Ella and Topaz shine at the IV International Humulus Symposium
A collective of brewers is a feast. A group of scientists, a sample or a force (although much debated). But a community of hop scientists?
The International Society of Horticultural Science neatly skirted the issue, titling their biennial gathering of entomologists, brewing researchers, biotechnologists and more, the IV International Humulus Symposium.
Held in August, in the USA’s hop growing heartland of Yakima, our Hop Breeder, Dr. Simon Whittock attended, presenting a paper. Naturally he also put our girls up for assessment on the world hop sampling stage.
First, the sampling
We were delighted to see our girls picked out among an international selection by the symposiums participants– a particularly proud parent moment for Simon.
In amongst 26 varieties from Germany, USA, New Zealand, South Africa, Slovenia, Czech Republic, and Norway, our Ella came out on top with the highest score for ‘overall liking’, with Topaz and our Victorian experimental variety (the only other samples named) both ranking in the top 8.
Interestingly Ella’s characteristics in beer, were picked up in the raw hop assement. See below a chart (editable excel version here or pdf here) showing the simple feedback on the organoleptic characters observed thanks to Victor at Haas.
But it wasn’t all rub and sniff tests – the focus of the symposium is hard science.

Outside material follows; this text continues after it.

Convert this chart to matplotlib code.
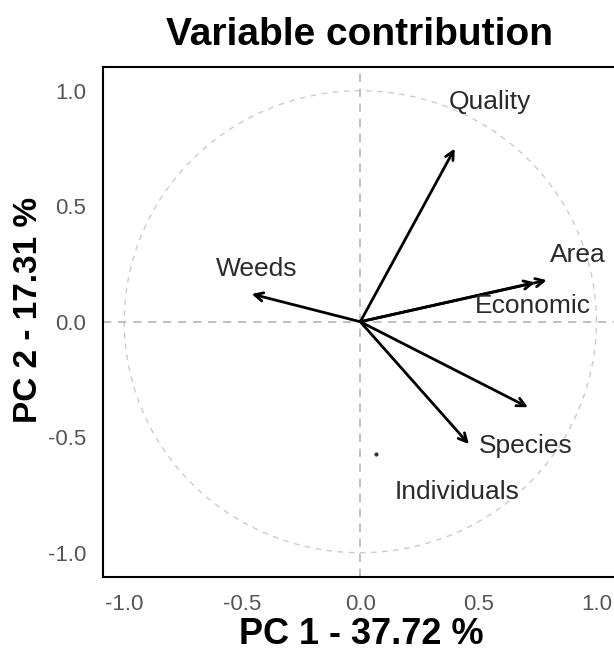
import numpy as np
import matplotlib
matplotlib.use('Agg')
import matplotlib.pyplot as plt

plt.rcParams['font.family'] = ['Liberation Sans', 'DejaVu Sans']

# variable loadings on PC1 / PC2
variables = ['Weeds', 'Quality', 'Area', 'Economic', 'Species', 'Individuals']
pc1 = [-0.46, 0.40, 0.79, 0.74, 0.71, 0.46]
pc2 = [0.12, 0.75, 0.18, 0.17, -0.37, -0.53]
# where the (repelled) labels ended up
lab_x = [-0.44, 0.55, 0.92, 0.73, 0.70, 0.41]
lab_y = [0.23, 0.95, 0.29, 0.07, -0.54, -0.735]
stray_pt = (0.066, -0.571)

fig = plt.figure(figsize=(6.14, 6.53), dpi=100)
W, H = 614, 653
ax = fig.add_axes([103 / W, 76 / H, 517 / W, 510.5 / H])

t = np.linspace(0, 2 * np.pi, 400)
ax.plot(np.cos(t), np.sin(t), color='#cccccc', lw=1.0, ls=(0, (4, 4)), zorder=1)
ax.axhline(0, color='#b5b5b5', lw=1.2, ls=(0, (5, 4)), zorder=1)
ax.axvline(0, color='#b5b5b5', lw=1.2, ls=(0, (5, 4)), zorder=1)

for x, y in zip(pc1, pc2):
    ax.annotate('', xy=(x, y), xytext=(0, 0),
                arrowprops=dict(arrowstyle='->,head_length=0.6,head_width=0.3',
                                color='black', lw=2.0, shrinkA=0, shrinkB=0))
for name, x, y in zip(variables, lab_x, lab_y):
    ax.text(x, y, name, ha='center', va='center', fontsize=19, color='#2a2a2a')
ax.plot([stray_pt[0]], [stray_pt[1]], 'o', color='#333333', ms=2)

ax.set_xlim(-1.09, 1.1)
ax.set_ylim(-1.105, 1.105)
ax.set_xticks([-1.0, -0.5, 0.0, 0.5, 1.0])
ax.set_yticks([-1.0, -0.5, 0.0, 0.5, 1.0])
ax.set_xticklabels(['-1.0', '-0.5', '0.0', '0.5', '1.0'])
ax.set_yticklabels(['-1.0', '-0.5', '0.0', '0.5', '1.0'])
ax.tick_params(length=0, labelsize=16, labelcolor='#555555', pad=12)
for s in ax.spines.values():
    s.set_linewidth(1.5)
    s.set_color('black')

ax.set_xlabel('PC 1 - 37.72 %', fontsize=26, fontweight='bold', labelpad=2)
fig.text(29 / W, 1 - 310 / H, 'PC 2 - 17.31 %', rotation=90, ha='center', va='center',
         fontsize=24, fontweight='bold')
fig.text(360 / W, 1 - 35 / H, 'Variable contribution', ha='center', va='center',
         fontsize=28, fontweight='bold')

fig.savefig('out.png', dpi=100)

The rise of craft beer has seen a resurgence of interest in the biological processes and chemistry that underlie the experience of hop in beer. There are good presentations of this kind of work at the various IBD, EBC, ASBC, and WBC conventions.
However, there is a significant amount of hop science that goes into breeding, propagating, growing, harvesting and processing hops.
Highlights from the keynote addresses were Florence Negre-Zakarov’s (UC Davis) insight into flavour development during ripening in fruit crops and Martin Steinhaus’s (German Research Centre for Food Chemistry, Leibniz Institut) description of distinction between the many volatile compounds, and few aroma active compounds.
Thanks to the evolution of analytical technology that has underpinned development of the hop community’s understanding of the chemical drivers of hop flavour in beer, the next wave of research will focus on understanding the biology and chemistry of hop quality.
Significantly, hop genomic research was also presented that moves the community closer to a working genome sequence, and continues to elucidate some of the quirks contained within the hop genetics.
The continued release of novel hop varieties with uniquely identifiable organoleptic characters is evidence that the ﬂavour potential of hops has not been fully explored. Similarly, the genetic basis of hop organoleptic chemistry is relatively poorly understood.
Simon presented a paper describing our collaborative research attempting to link the chemistry of flavour active compounds to organoleptic characterisation, and to molecular markers.
In layman’s terms, that’s research into discovering genetic flavour markers and linking the markers to what you smell and taste in beer.
Why is that important?
Hopefully, when the genetic markers and links are understood, we can then breed toward desired flavour outcomes.
In collaboration with the University of Tasmania, a mapping cross containing 166 genotypes (and the male and female parental genotypes) has been established into two replicated field trials in Tasmania and Victoria, separated by ~5° latitude.
To date two years of data on survival, plant structure, flowering, sexual phenotype, yield, and hop acid chemistry data on male and female plants has been collected. This data allows analysis of genetic variation and genotype between the two sites.
However, the ultimate aim for the study is to obtain an extended chemical phenotype, including headspace solid phase micro extraction (SPME) of hop flavour volatiles, polyphenols, glycosides, laboratory scale beer volatile SPME profiles, and integrate this with organoleptic data.
Successful completion of this hop flavoromics study will allow the identification of quantitative trait loci (QTL) in hop directly associated with beer organoleptic traits.
Full conference proceedings will be available through ISHS, to be published early in 2016.